From high-resolution satellite photographs of our planet to ultraviolet imagery of the Sun, NASA and the high-tech tools in its arsenal has produced a number of spectacular videos over the years. Some are historical, others enlightening, and some are simply stunning to behold.
Here are 10 NASA videos that you must see.
Set Fire to the Rain
NASA’s Solar Dynamics Observatory captured this footage of what some may call the universe’s deadliest rainbow. More than just an optical illusion, this fiery loop consists of actual material raining down onto the Sun.
If the rain’s pattern reminds you of Earth’s magnetic field, it should. What we’re looking at is material that erupted out of the Sun and into space, cooling within the Sun’s atmosphere – or corona – and falling back in the form of plasma along magnetic field lines. We call this phenomenon coronal rain.
The footage shows the Earth to offer a sense of the impressive scale of the fiery loop, which could have more than enveloped our planet. Each second in the video represents six minutes of real time.
The Blue Marble
With images and footage taken from orbit, NASA allows us to see our planet from a perspective that no one had ever seen a century ago. This video, compiled from satellite images, data visualization, computer models, and time lapse photos from the International Space Station, reveals the beauty of our living planet – and the hidden beauty of its complex systems.
The Sun’s Highlight Reel
NASA’s Solar Dynamics Observatory has been keeping an eye on the Sun since 2010, and this video is a highlight reel of some of the most spectacular footage it captured during its fourth year orbiting our planet. The different colors we see aren’t a stylistic choice, but rather represent the different wavelengths the SDO captures, each revealing features at different temperatures, many of which would be invisible to the naked eye.
Earthrise
Feel free to skip ahead to 2:30 on this one and behold a recreation of the first ever “Earthrise” witnessed by humans. Listen to the actual onboard audio of the Apollo 8 astronauts in December 1968 and image yourself alongside them, fumbling about for that roll of color film.

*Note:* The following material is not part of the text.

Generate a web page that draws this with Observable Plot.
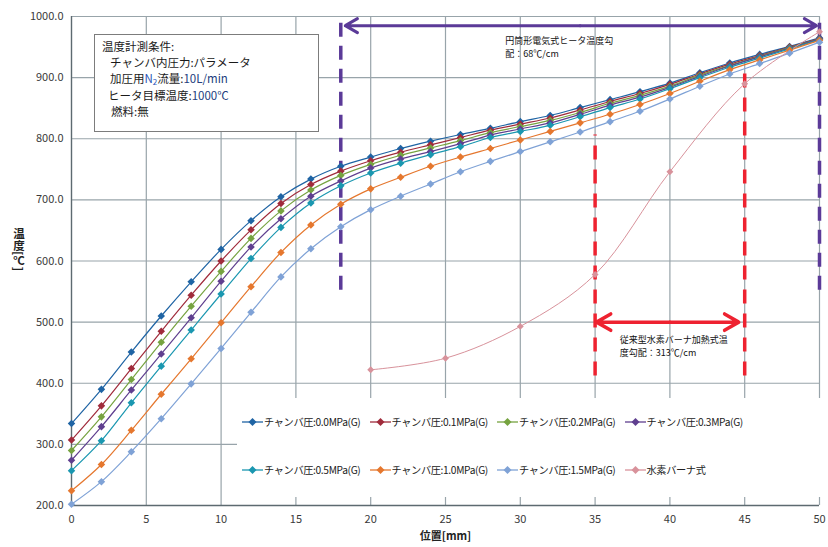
<!DOCTYPE html>
<html>
<head>
<meta charset="utf-8">
<script src="https://cdn.jsdelivr.net/npm/d3@7"></script>
<script src="https://cdn.jsdelivr.net/npm/@observablehq/plot@0.6"></script>
<style>
  body { margin: 0; background: #fff; font-family: "Noto Sans CJK JP", "Noto Sans", sans-serif; }
  #wrap { position: relative; width: 828px; height: 547px; overflow: hidden; background: #fff; }
  #wrap > svg { position: absolute; left: 0; top: 0; }
  .cond { position: absolute; left: 94px; top: 34px; width: 225px; height: 98px; border: 1px solid #7c7c7c;
          background: #fff; font-size: 11.5px; line-height: 16.2px; color: #1a1a1a; padding-top: 3px; box-sizing: border-box; }
  .cond div { white-space: nowrap; height: 16.2px; }
  .navy { color: #23407e; }
  .legend { position: absolute; left: 237px; top: 398px; width: 600px; height: 99px; background: #fff; }
  .item { position: absolute; display: flex; align-items: center; font-size: 10.2px; letter-spacing: -0.35px; color: #222; white-space: nowrap; }
  .item svg { display: block; margin-right: 1px; }
  .ylab { position: absolute; left: 11px; top: 228px; writing-mode: vertical-rl; font-size: 11.5px; font-weight: 700; color: #222; }
</style>
</head>
<body>
<div id="wrap"></div>
<script>
// ---- data ----
const positions = [0,2,4,6,8,10,12,14,16,18,20,22,24,26,28,30,32,34,36,38,40,42,44,46,48,50];
const p00 = [334,390,451,510,566,619,666,705,734,755,770,784,796,807,817,828,838,851,864,877,891,908,924,938,951,965];
const p01 = [307,363,424,485,544,600,651,694,725,747,764,778,790,802,814,824,834,847,861,874,889,906,922,936,950,964];
const p02 = [290,345,406,467,526,583,637,682,716,740,758,773,785,797,810,820,830,843,858,871,886,904,920,935,949,963];
const p03 = [274,329,389,448,507,567,623,669,706,731,752,767,779,792,806,816,826,840,855,868,884,902,919,934,948,963];
const p05 = [257,306,368,428,487,546,604,655,695,723,744,760,774,787,802,812,822,836,851,865,882,900,917,932,947,962];
const p10 = [224,267,323,382,440,499,558,614,659,693,718,737,755,770,784,798,812,826,840,856,874,894,913,929,945,961];
const p15 = [202,239,288,342,399,457,516,574,620,656,684,706,726,746,763,779,795,811,828,845,865,886,906,923,940,958];
const h2Positions = [20,25,30,35,40,45,50];
const h2Temps = [422,441,493,578,746,890,975];

const seriesNames = ["チャンバ圧:0.0MPa(G)","チャンバ圧:0.1MPa(G)","チャンバ圧:0.2MPa(G)","チャンバ圧:0.3MPa(G)",
                     "チャンバ圧:0.5MPa(G)","チャンバ圧:1.0MPa(G)","チャンバ圧:1.5MPa(G)","水素バーナ式"];
const seriesColors = ["#1f64a4","#a02b3b","#76a340","#5f3f8f","#1a97b0","#e5772e","#7fa2d6","#d8929b"];
const xTicks = [0,5,10,15,20,25,30,35,40,45,50];
const yTicks = [200,300,400,500,600,700,800,900,1000];

// annotation values (data space)
const elecRange = {from: 18, to: 50, top: 1000, bottom: 552, arrowY: 985};
const h2Range = {from: 35, to: 45, arrowY: 500, bottom: 412, tops: [806, 908]};
const elecNote = ["円筒形電気式ヒータ温度勾", "配：68℃/cm"];
const h2Note = ["従来型水素バーナ加熱式温", "度勾配：313℃/cm"];
const condLines = ["温度計測条件:", "チャンバ内圧力:パラメータ", "加圧用N₂流量:10L/min", "ヒータ目標温度:1000℃", "燃料:無"];

// ---- build table ----
const FONT = '"Noto Sans CJK JP", "Noto Sans", sans-serif';
const seriesValues = [p00,p01,p02,p03,p05,p10,p15];
const rows = [];
seriesValues.forEach((vals, i) => positions.forEach((x, j) => rows.push({series: seriesNames[i], x, y: vals[j]})));
const h2Rows = h2Positions.map((x, j) => ({series: seriesNames[7], x, y: h2Temps[j]}));

const purpleRules = [
  {x: elecRange.from, y1: elecRange.bottom, y2: elecRange.top},
  {x: elecRange.to, y1: elecRange.bottom, y2: elecRange.top}
];
const redRules = [
  {x: h2Range.from, y1: h2Range.bottom, y2: h2Range.tops[0]},
  {x: h2Range.to, y1: h2Range.bottom, y2: h2Range.tops[1]}
];
const elecMid = (elecRange.from + elecRange.to) / 2;
const purpleArrows = [
  {x1: elecMid, x2: elecRange.from + 0.3, y: elecRange.arrowY},
  {x1: elecMid, x2: elecRange.to - 0.2, y: elecRange.arrowY}
];
const h2Mid = (h2Range.from + h2Range.to) / 2;
const redArrows = [
  {x1: h2Mid, x2: h2Range.from + 0.1, y: h2Range.arrowY},
  {x1: h2Mid, x2: h2Range.to - 0.4, y: h2Range.arrowY}
];
const noteRows = [
  {x: 29.0, y: 960, text: elecNote[0]}, {x: 29.0, y: 938, text: elecNote[1]},
  {x: 36.65, y: 471, text: h2Note[0]}, {x: 36.65, y: 450, text: h2Note[1]}
];

const chart = Plot.plot({
  width: 828, height: 547,
  marginLeft: 71, marginRight: 9, marginTop: 16, marginBottom: 42,
  style: {fontFamily: FONT, fontSize: "11px", color: "#3a3a3a", background: "transparent", overflow: "visible"},
  x: {domain: [0, 50], ticks: xTicks, tickSize: 0, tickPadding: 10, label: null},
  y: {domain: [200, 1000], ticks: yTicks, tickFormat: d => d.toFixed(1), tickSize: 0, tickPadding: 8, label: null},
  color: {domain: seriesNames, range: seriesColors},
  marks: [
    Plot.ruleX(xTicks, {stroke: "#98a4aa", strokeWidth: 1.2}),
    Plot.ruleY(yTicks, {stroke: "#98a4aa", strokeWidth: 1.2}),
    Plot.ruleX([0], {stroke: "#5d6a70", strokeWidth: 1.3}),
    Plot.ruleY([200], {stroke: "#5d6a70", strokeWidth: 1.3}),
    // annotations
    Plot.ruleX(purpleRules, {x: "x", y1: "y1", y2: "y2", stroke: "#5b3a98", strokeWidth: 3.5, strokeDasharray: "14,9"}),
    Plot.ruleX(redRules, {x: "x", y1: "y1", y2: "y2", stroke: "#ee2230", strokeWidth: 3.5, strokeDasharray: "14,10"}),
    Plot.arrow(purpleArrows, {x1: "x1", x2: "x2", y1: "y", y2: "y", stroke: "#5b3a98", strokeWidth: 3, headLength: 7}),
    Plot.arrow(redArrows, {x1: "x1", x2: "x2", y1: "y", y2: "y", stroke: "#ee2230", strokeWidth: 3.5, headLength: 7}),
    Plot.text(noteRows, {x: "x", y: "y", text: "text", textAnchor: "start", fontSize: 9, fill: "#111"}),
    // data
    Plot.line(rows, {x: "x", y: "y", z: "series", stroke: "series", curve: "catmull-rom", strokeWidth: 1.2}),
    Plot.line(h2Rows, {x: "x", y: "y", stroke: "series", curve: "catmull-rom", strokeWidth: 1}),
    Plot.dot(rows, {x: "x", y: "y", fill: "series", symbol: d3.symbolDiamond2, r: 3.4}),
    Plot.dot(h2Rows, {x: "x", y: "y", fill: "series", symbol: d3.symbolDiamond2, r: 3.1}),
    Plot.text(["位置[mm]"], {frameAnchor: "bottom", dy: 34, fontSize: 11, fontWeight: "bold", fill: "#222"})
  ]
});

const wrap = document.getElementById("wrap");
wrap.appendChild(chart);

// condition box
const cond = document.createElement("div");
cond.className = "cond";
const indents = [7, 15, 15, 13, 16];
cond.innerHTML = condLines.map((t, i) => {
  let html = t
    .replace("N₂", '<span style="color:#2b55b8">N<sub style="font-size:8px;line-height:0;vertical-align:-2px">2</sub></span>')
    .replace("10L/min", '<span class="navy">10L/min</span>')
    .replace("1000℃", '<span class="navy">1000℃</span>');
  return `<div style="margin-left:${indents[i]}px">${html}</div>`;
}).join("");
wrap.appendChild(cond);

// legend
const legend = document.createElement("div");
legend.className = "legend";
seriesNames.forEach((name, i) => {
  const col = i % 4, row = Math.floor(i / 4);
  const item = document.createElement("div");
  item.className = "item";
  item.style.left = (5 + col * 127.5) + "px";
  item.style.top = (row === 0 ? 16 : 64) + "px";
  const c = seriesColors[i];
  item.innerHTML = `<svg width="21" height="14"><line x1="0" y1="7" x2="21" y2="7" stroke="${c}" stroke-width="1.3"/>` +
    `<path d="M10.5,3 L14.5,7 L10.5,11 L6.5,7 Z" fill="${c}"/></svg><span>${name}</span>`;
  legend.appendChild(item);
});
wrap.appendChild(legend);

// y label (vertical writing)
const ylab = document.createElement("div");
ylab.className = "ylab";
ylab.textContent = "温度[℃]";
wrap.appendChild(ylab);
</script>
</body>
</html>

Unlike sunrises on Earth, Earthrises seen from the moon are very slow – it takes about 48 hours for the Earth to clear its diameter.
Coronal Mass Ejection
Here we see a long filament of solar material erupting out into space at over 900 miles per second. Called a Coronal Mass Ejection, the eruption is a massive burst of solar wind and magnetic fields rising above the Sun’s atmosphere and released into space. These eruptions can occur as often as three times per day, or as seldom as one every five days. The ejected material is plasma consisting mostly of electrons and protons.
Venus’ Final Transit in our Lifetime
When a planet passes between the Earth and the Sun, we call this a transit. Venus’ transit is the rarest predictable solar event, and this footage captures the planet’s 2012 journey – a journey it will not make again until the year 2117. If you are reading this in the year 2014, you will not be alive to witness Venus’ next transit, and an entire generation may be born and die before anyone else does. In a few short minutes, this simple, understated footage and its accompanying orchestrals say more about the fleeting nature of human existence than a thousand philosophers have in a thousand years.
Three Years of Sun in Three Minutes
Three years of footage from NASA’s Solar Dynamics Observatory compressed into a three minute video offers us a fascinating sense of the Sun’s 3D structure. More than just an amorphous glob of fire, the Sun has features that you can track during its 25 day rotation, which corresponds to a little over three seconds in the video.
The Death of Comet ISON
Let’s have a moment of silence for comet ISON, discovered in September 2012, fully disintegrated by December 2, 2013. As ISON neared the Sun, heat and gravitational forces destroyed the comet just hours before it reached perihelion – the closest point in its orbit around the Sun, after which it would have whisked off to safety and continued its voyage. Yes, just like the tragic Icarus, ISON flew too close to the Sun, and this footage offers a glimpse at its final days.
SDO’s First Images
No sweeping music accompanies this compilation video of the Sun; its historicity affords all the pomp it needs. The video showcases some of the first imagery and data sent back from NASA’s Solar Dynamics Observatory, whose five-year mission is to better our understanding of the influence of the Sun on the Earth.
Volcanic Eruption
Sarychev Peak has a habit of erupting every decade or so, and the International Space Station happened to be flying overhead when it spewed an ash plume high into the sky on July 12, 2009. The Russian volcano, located in the Kuril Islands northeast of Japan, is believed to have released a shockwave that blasted a hole in the cloud cover, offering the ISS a clear view of the roiling plume capped by a pileus cloud – the same type of cloud seen atop the mushroom clouds of some high-yield nuclear detonations. The ash plume cast shadows on the clouds below it, disrupted air traffic, and offered us a spectacle for the ages.